# Good ole punk tunes



## Zork Doom (Nov 27, 2015)

This is an awesome Web site I came across to download full punk albums. 
http://www.anarcho-punk.net/

*There is a lot of dead links due to a file sharing site that was wiped out because of piracy issues so when trying to download an album use the links that end with " [APN] " those all work..


----------



## Sofie (Jan 8, 2017)

Yes! This is an awesome site. I have been able to download Chumbawamba, The Poison Girls, and The Mob from here besides lots of other stuff. Definitely a great resource.


----------



## paterdot (Feb 19, 2017)

The queers are always a decent asphalt kicking band. Not that this has anything to do with your site link. I just use bamdcamp. You would not believe that amount of unseen projects outthere. Of alllll genres  sub genres included.


----------



## Captain Anderson (Aug 30, 2017)

Youth Brigade they are one of my all time favorite punk bands and bands in general. I always thought they sounded tight as fuck.


----------



## Deleted member 20975 (Feb 9, 2018)

Anarcho-punk.net is great. I have a profile there. Alot of interesting discussions and news and shit. https://www.no-gods-no-masters.com is the sute they sell clothes out of too.

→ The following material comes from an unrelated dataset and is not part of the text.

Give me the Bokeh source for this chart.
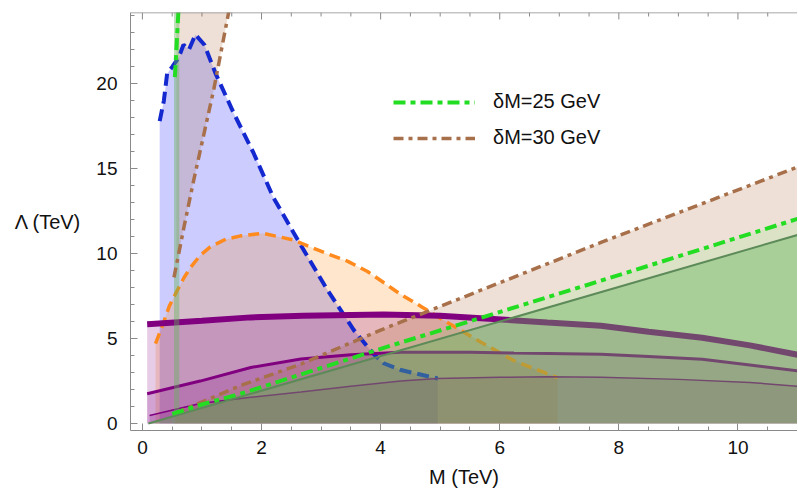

You can totally customize and they have vegan options dont use poisonous fues etc. I thought anyone looking in here might appreciate the site. I got a reagn youth sweater from them and customized it to say IM NOT A NUMBER IM A FREE MAN on the back. Fucking dumb ass left it on the subway in toronto though. If i ever sae someone wearing it id know its mine. Haha


----------